Highly strung personality types, on the other hand, were found to prefer the colour green for their living rooms and associate this colour strongly with feeling calm and relaxed, suggesting that they are looking to surround themselves with colours that will help offset any feelings of stress.

Avoid extravert interior designers 

Those looking to make over their home in order to enhance their mood should beware of picking a designer who is ultra-outgoing, as energetic extraverts have a tendency to prefer oranges and reds for their living rooms, colours typically associated with negative feelings of tiredness and agitation. Introverts, on the other hand, showed a preference for energising blue and on-trend teal.

Helen Leigh Jones, DFS designer, commented: “For many of us, it’s really important to create a living space that looks great from a style perspective and allows us to relax in comfort, but rarely do we think about how our decorating choices might also impact our mood.

“By teaming up with Mindlab, we wanted to discover how we could optimise the latest on-trend colour themes in a way that allows people to have the best of both worlds: an on-trend design aesthetic in their living room and a mood enhancing colour boost. Blues, teals, greys and greens all gel very well together from a style perspective and are particularly popular in interiors at the moment so if you’re looking to makeover your living room, pick a mix of soft greys, deep teals as well as bright pops of green and blue in order to stay on-trend whilst feeling positive.”

Dr David Lewis, neuroscientist at Mindlab, who partnered with DFS to conduct the Colour Match Experiment, commented on the findings, “It’s clear from the results that there’s a very strong correlation between certain shades and specific emotions. What that means from a psychological perspective is that people should think carefully about their colour selections when decorating, particularly in the living room where the majority of us spend most of our time at home.

“Psychologically, it makes sense that people’s choice of colours link to traditional gender stereotypes. Women’s preference for pink rooms may well stem from the familiarity they have built with this colour, starting in their childhood, with girls traditionally being dressed in pink and playing with pink toys. Equally, it is also likely that men’s preference for blue is largely influenced by culture and how these men were brought up, with parents dressing and surrounding boys in blue.

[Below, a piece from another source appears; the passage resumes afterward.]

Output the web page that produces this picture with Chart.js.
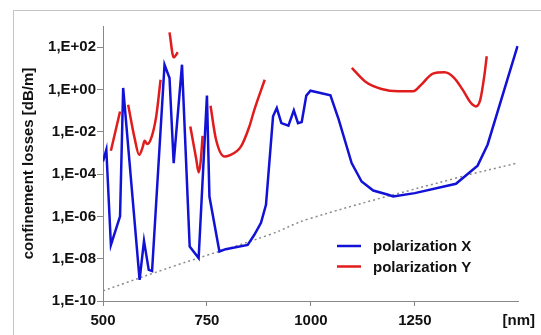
<!DOCTYPE html>
<html>
<head>
<meta charset="utf-8">
<script src="https://cdn.jsdelivr.net/npm/chart.js@4.4.0/dist/chart.umd.min.js"></script>
<style>
  html, body { margin: 0; padding: 0; background: #fff; }
  #wrap { width: 541px; height: 335px; }
</style>
</head>
<body>
<div id="wrap"><canvas id="loss-chart" width="541" height="335"></canvas></div>
<script>
// wavelength [nm] and log10 of the loss [dB/m]
const xPolNm = [500, 508, 519, 541, 548.5, 588, 598.6, 610, 618, 648, 660, 670, 690, 708.5, 730, 750, 756, 780, 795, 848, 864, 880, 892, 909, 918, 929, 946, 959, 969, 978, 989, 999, 1047, 1067, 1098, 1122, 1150, 1186, 1198, 1250, 1349, 1401, 1425, 1497];
const xPolExp = [-3.4, -2.85, -7.35, -6.0, 0.07, -9.0, -7.16, -8.53, -8.58, 1.17, 0.54, -3.48, 1.17, -7.43, -7.97, -0.29, -5.06, -7.66, -7.55, -7.35, -6.87, -6.3, -5.45, -1.27, -0.88, -1.59, -1.71, -0.99, -1.59, -1.54, -0.29, -0.06, -0.28, -1.43, -3.48, -4.35, -4.78, -4.98, -5.06, -4.9, -4.46, -3.6, -2.61, 2.05];

// null = gap in the curve
const yPolNm = [519, 541, 550, 560.5, 576, 587, 596, 600, 606.5, 616, 628, 638.5, 650, 660, 670, 680, 695, 710, 724.5, 730, 735, 739.5, 750, 758.6, 772, 792, 804, 832, 852, 864, 889, 1000, 1098.5, 1130.5, 1170, 1210, 1246, 1265.6, 1293.5, 1321.5, 1345, 1365, 1385, 1397, 1407.5, 1417, 1423];
const yPolExp = [-2.9, -1.04, null, -0.72, -2.3, -3.09, -2.69, -2.42, -2.58, -2.3, -1.27, 0.46, null, 2.7, 1.52, 1.76, null, -1.75, -3.32, -3.92, -3.4, -2.19, null, -0.77, -2.38, -3.17, -3.12, -2.69, -1.75, -0.96, 0.46, null, 1.02, 0.38, 0.02, -0.09, -0.09, 0.23, 0.75, 0.81, 0.54, -0.01, -0.64, -0.8, -0.48, 0.62, 1.57];

// dotted reference line
const limitNm = [500, 672, 900, 996, 1349, 1496];
const limitExp = [-9.52, -8.34, -6.87, -6.11, -4.19, -3.48];

const seriesNames = ['polarization X', 'polarization Y'];
const yTickValues = [1e-10, 1e-8, 1e-6, 1e-4, 1e-2, 1, 1e2];
const xTickLabels = { 500: '500', 750: '750', 1000: '1000', 1250: '1250', 1500: '[nm]' };

const FONT = "'Liberation Sans', Arial, sans-serif";
const BLUE = '#1212d6';
const RED = '#e01c1c';

function toPoints(nm, exps) {
    return nm.map((x, i) => ({ x: x, y: exps[i] === null ? null : Math.pow(10, exps[i]) }));
}

// light grey frame round the whole chart, like the spreadsheet chart area
const framePlugin = {
    id: 'frame',
    beforeDraw(chart) {
        const ctx = chart.ctx;
        ctx.save();
        ctx.strokeStyle = '#c4c4c4';
        ctx.lineWidth = 1;
        ctx.strokeRect(13.5, 10.5, 700, 500);
        ctx.restore();
    }
};

// legend drawn inside the plot, lower right
const innerLegend = {
    id: 'innerLegend',
    afterDraw(chart) {
        const ctx = chart.ctx;
        ctx.save();
        ctx.font = 'bold 15px ' + FONT;
        ctx.textBaseline = 'middle';
        ctx.fillStyle = '#111';
        [0, 1].forEach(i => {
            const ds = chart.data.datasets[i];
            const y = 246 + i * 20.5;
            ctx.strokeStyle = ds.borderColor;
            ctx.lineWidth = 2.5;
            ctx.beginPath();
            ctx.moveTo(337, y);
            ctx.lineTo(361, y);
            ctx.stroke();
            ctx.fillText(ds.label, 373, y + 1);
        });
        ctx.restore();
    }
};

const ctx = document.getElementById('loss-chart').getContext('2d');
const chart = new Chart(ctx, {
    type: 'line',
    data: {
        datasets: [{
            label: seriesNames[0],
            data: toPoints(xPolNm, xPolExp),
            borderColor: BLUE,
            borderWidth: 2.5,
            pointRadius: 0,
            tension: 0,
            fill: false
        }, {
            label: seriesNames[1],
            data: toPoints(yPolNm, yPolExp),
            borderColor: RED,
            borderWidth: 2.5,
            pointRadius: 0,
            cubicInterpolationMode: 'monotone',
            spanGaps: false,
            fill: false
        }, {
            label: 'limit',
            data: toPoints(limitNm, limitExp),
            borderColor: '#8a8a8a',
            borderWidth: 1.5,
            borderDash: [2, 3],
            pointRadius: 0,
            tension: 0.4,
            fill: false
        }]
    },
    options: {
        responsive: false,
        animation: false,
        layout: { padding: { left: 0, right: 21, top: 26, bottom: 0 } },
        plugins: {
            legend: { display: false },
            tooltip: { enabled: false }
        },
        scales: {
            x: {
                type: 'linear',
                min: 500,
                max: 1500,
                afterFit: scale => { scale.height = 34; },
                grid: {
                    drawOnChartArea: false,
                    tickLength: 5,
                    // no tick mark under the unit label
                    color: c => (c.tick && c.tick.value === 1500) ? 'rgba(0,0,0,0)' : '#888'
                },
                border: { color: '#888', width: 1 },
                ticks: {
                    stepSize: 250,
                    padding: 6,
                    maxRotation: 0,
                    color: '#111',
                    font: { family: FONT, size: 15, weight: 'bold' },
                    callback: v => xTickLabels[v] || ''
                }
            },
            y: {
                type: 'logarithmic',
                min: 1e-10,
                max: 1e3,
                afterFit: scale => { scale.width = 103; },
                afterBuildTicks: scale => {
                    scale.ticks = yTickValues.map(v => ({ value: v }));
                },
                grid: { drawOnChartArea: false, tickLength: 6, color: '#888' },
                border: { color: '#888', width: 1 },
                title: {
                    display: true,
                    text: 'confinement losses [dB/m]',
                    color: '#111',
                    padding: { top: 20, bottom: 0 },
                    font: { family: FONT, size: 15, weight: 'bold' }
                },
                ticks: {
                    padding: 1,
                    color: '#111',
                    font: { family: FONT, size: 15, weight: 'bold' },
                    callback: function (value) {
                        const e = Math.round(Math.log10(value));
                        return '1,E' + (e < 0 ? '-' : '+') + String(Math.abs(e)).padStart(2, '0');
                    }
                }
            }
        }
    },
    plugins: [framePlugin, innerLegend]
});
</script>
</body>
</html>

“We may have certain ideas about how colours make us feel, and some of these are reflected in our language (e.g. ‘feeling blue’, ‘seeing red’, etc.). The results from this study show that how people feel about colours is extremely personal – some colours that may not work for one person can be perfect for someone else.”

DFS’ Colour Match Experiment analysed over 1,000 people’s responses to colour to determine instinctive and intrinsic colour preferences as well as the relationship between colour and emotion.

The online study of over 1,000 people was supplemented with an offline trial that used cutting edge electroencephalography (EEG) technology to monitor real-time brain activity and map participants’ mental response to colour inputs including a range of on-trend colour themed living room sets styled by DFS’ expert in-house design team.
Helen Leigh-Jones colour tips:

“Here at DFS we're not afraid to be bold with colour and at this time of year in the studio we draw on the natural inspiration of Spring. For many, we recognise that when it comes to decorating, bold colours can be scary, but it’s key to remember that colour can be used in a variety of ways.

“For the less adventurous, opting for pops of colour by introducing one or two new pieces, whether that’s a new sofa, rug, or lamp shade, can be great solution and help create a vibrant fresh feel.

“For the more daring colour-seekers among us, bold colour statement sofas or chairs paired with complimentary accessories and vibrant patterns set against a neutral background can deliver real wow results.”